Entgegen der Auffassung des Klägers lässt sich ein Grundpflegebedarf von mehr als 45 Minuten täglich auch nicht aus dem Gutachten des Sachverständigen Dr. W vom 15. August 2007 ableiten. Denn dieser Sachverständige hat zwar auf der Grundlage der von ihm im Rahmen einer körperlichen Untersuchung des Klägers erhobenen Befunde und der hieraus abgeleiteten Diagnosen und Funktionsbeeinträchtigungen in nachvollziehbarer Weise dargelegt, dass der Hilfebedarf des Klägers im Laufe des Verfahrens angestiegen ist. Das von ihm gefundene Ergebnis, dass der für die Zuordnung zur Pflegestufe I erforderliche Hilfebedarf im Bereich der Grundpflege von durchschnittlich 45 Minuten pro Tag nunmehr erreicht sei, kann jedoch der Entscheidung des Rechtsstreits nicht zugrunde gelegt werden, sondern bedarf der Richtigstellung durch den Senat. Denn abgesehen davon, dass der für die Zuordnung zur Pflegestufe I erforderliche Hilfebedarf im Bereich der Grundpflege nach dem insoweit eindeutigen Wortlaut des § 15 Abs. 3 Satz 1 Nr. 1 SGB XI mehr als 45 Minuten täglich betragen muss, ergeben die von dem Sachverständigen mitgeteilten Zeitwerte für die Teilwäsche des Ober- und Unterkörpers von 8 bis 10 Minuten, das Duschen zuzüglich Transfer von (15 + 2 Minuten jeden 2. Tag =) aufgerundet 9 Minuten, das Kämmen von 2 Minuten, die Hilfe bei der Darm- und Blasenentleerung von 5 Minuten, die Hilfe bei der Zubereitung der mundgerechten Nahrung von 2 Minuten sowie die Hilfe beim Ankleiden von 8 Minuten und beim Entkleiden von 5 Minuten keinen Hilfebedarf von 45, sondern nur von maximal 41 Minuten. Von diesem Hilfebedarf ist jedenfalls der Zeitaufwand abzusetzen, den der Sachverständige – ohne sich insoweit in zeitlicher Hinsicht konkret festzulegen – im Zusammenhang mit dem An- und Entkleiden von insgesamt 13 Minuten für das An- und Ablegen der vom Kläger an beiden Unterschenkeln getragenen Wickelbandagen sowie für einen Salbenauftrag und/oder eine Nekrosenabtragung berücksichtigt hat. Denn die zuletzt genannten Verrichtungen sind nicht dem Bereich der Grundpflege, sondern dem Bereich der Behandlungspflege zuzurechnen und als Maßnahmen der häuslichen Krankenpflege von den Krankenkassen zu erbringen, weil sie weder untrennbarer Bestandteil einer Verrichtung aus dem Katalog des § 14 Abs. 4 SGB XI sind noch mit einer solchen Verrichtung objektiv notwendig in einem unmittelbaren zeitlichen Zusammenhang stehen (vgl. BSG SozR 3 – 2500 § 37 Nr. 3).
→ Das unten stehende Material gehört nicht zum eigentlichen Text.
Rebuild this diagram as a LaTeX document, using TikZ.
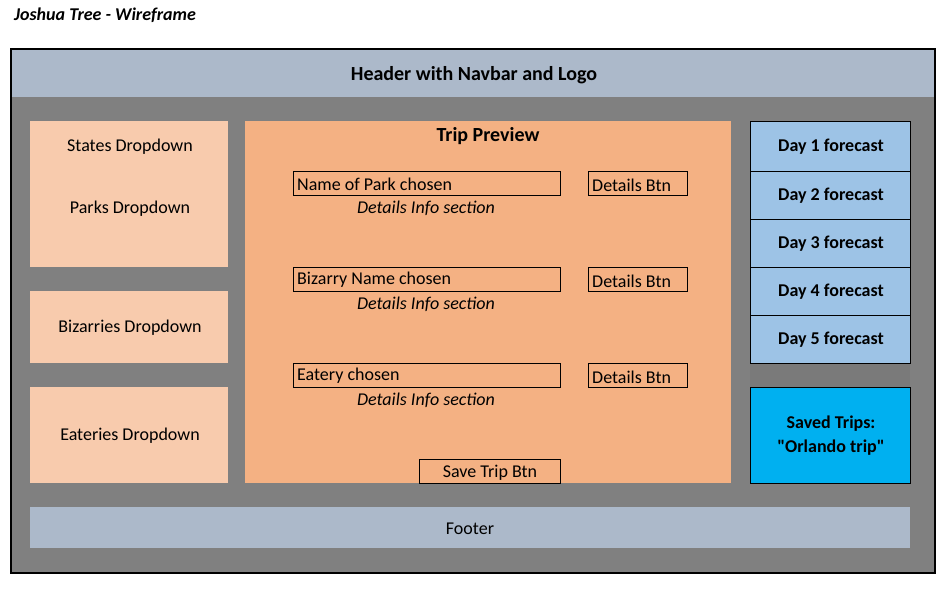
\documentclass[tikz,border=0pt]{standalone}
\usepackage{fontspec}
\setmainfont{Carlito}
\newfontfamily\qfont{Carlito}[Ligatures=TeXOff]
\definecolor{hdr}{HTML}{ACB9CA}
\definecolor{bg}{HTML}{808080}
\definecolor{lt}{HTML}{F8CBAD}
\definecolor{md}{HTML}{F4B183}
\definecolor{day}{HTML}{9DC3E6}
\definecolor{sav}{HTML}{00B0F0}
\definecolor{gap}{HTML}{7A7A7A}
\tikzset{
  x=1pt,y=-1pt,
  txt/.style={font=\fontsize{18}{21}\selectfont,inner sep=0pt},
  btxt/.style={font=\bfseries\fontsize{18}{24}\selectfont,inner sep=0pt,align=center},
  itxt/.style={font=\itshape\fontsize{18}{21}\selectfont,inner sep=0pt},
  box/.style={draw=black,line width=0.9pt},
}
\begin{document}
\begin{tikzpicture}
\useasboundingbox (0,0) rectangle (947,593);
% title
\node[btxt,font=\bfseries\itshape\fontsize{18}{21}\selectfont,anchor=west] (title) at (14,15) {Joshua Tree - Wireframe};
% outer
\fill[bg] (11,49) rectangle (935,573);
\fill[hdr] (11,49) rectangle (935,97);
\node[btxt,font=\bfseries\fontsize{20}{23}\selectfont] (header) at (474,75) {Header with Navbar and Logo};
\draw[line width=2pt] (11,49) rectangle (935,573);
% left
\fill[lt] (30,121) rectangle (228,267);
\node[txt] (states) at (130,147) {States Dropdown};
\node[txt] (parks) at (130,209) {Parks Dropdown};
\fill[lt] (30,291) rectangle (228,363);
\node[txt] (biz) at (130,328) {Bizarries Dropdown};
\fill[lt] (30,387) rectangle (228,483);
\node[txt] (eat) at (130,436) {Eateries Dropdown};
% center
\fill[md] (245,121) rectangle (731,483);
\node[btxt,font=\bfseries\fontsize{20}{23}\selectfont] (trip) at (488,136) {Trip Preview};
\foreach \yy/\lab/\nm in {171/Name of Park chosen/a, 267/Bizarry Name chosen/b, 363/Eatery chosen/c}{
  \draw[box] (293,\yy) rectangle (560,\yy+24);
  \node[txt,anchor=west] (name\nm) at (297,\yy+13) {\lab};
  \draw[box] (588,\yy) rectangle (687,\yy+24);
  \node[txt,anchor=west] (btn\nm) at (592,\yy+14) {Details Btn};
  \node[itxt] (info\nm) at (426,\yy+37) {Details Info section};
}
\draw[box] (419,459) rectangle (560,483);
\node[txt] (save) at (490,473) {Save Trip Btn};
% right
\fill[gap] (750,363) rectangle (910,387);
\foreach \i/\yy/\yb in {1/121/171,2/171/219,3/219/267,4/267/315,5/315/363}{
  \draw[box,fill=day] (750,\yy) rectangle (910,\yb);
  \node[btxt] (day\i) at (831,{(\yy+\yb)/2+1}) {Day \i\ forecast};
}
\draw[box,fill=sav] (750,387) rectangle (910,483);
\node[btxt] (saved) at (831,436) {Saved Trips:\\{\qfont\bfseries "Orlando trip"}};
% footer
\fill[hdr] (30,507) rectangle (910,548);
\node[txt] (footer) at (470,529) {Footer};
\end{tikzpicture}
\end{document}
Ob – wie die Beklagte dargelegt hat – der von dem Sachverständigen Dr. W ermittelte Grundpflegebedarf über die dargestellten Korrekturen hinaus noch weiterer Abstriche bedarf, kann hier dahinstehen, weil bereits die durch den Senat vorgenommen Richtigstellungen dazu führen, einen Grundpflegebedarf von mehr als 45 Minuten zu verneinen. Zu diesen Richtigstellungen ist der Senat ohne weiteres befugt, weil er sich insoweit keinen eigenen medizinischen Sachverstand anmaßt, sondern die von dem Sachverständigen mitgeteilten Werte lediglich in rechnerischer Hinsicht korrigiert bzw. aus Rechtsgründen anders würdigt, als der Sachverständige dies getan hat. Weitere Ermittlungen in medizinischer Hinsicht hält der Senat angesichts der beiden vorliegenden Sachverständigengutachten nicht für geboten, zumal der Kläger gegen die medizinischen Feststellungen des Sachverständigen Dr. W Einwendungen nicht erhoben hat und er sich im Übrigen auch nicht darauf berufen hat, dass sich seit der Begutachtung durch Dr. W Verschlechterungen ergeben hätten. Für derartige Verschlechterungen sind Anhaltspunkte auch sonst nicht ersichtlich.

Die Kostenentscheidung beruht auf § 193 des Sozialgerichtsgesetzes (SGG) und folgt dem Ergebnis in der Hauptsache.

Die Revision ist nicht zugelassen worden, weil ein Grund hierfür nach § 160 Abs. 2 Nr. 1 und 2 SGG nicht vorliegt.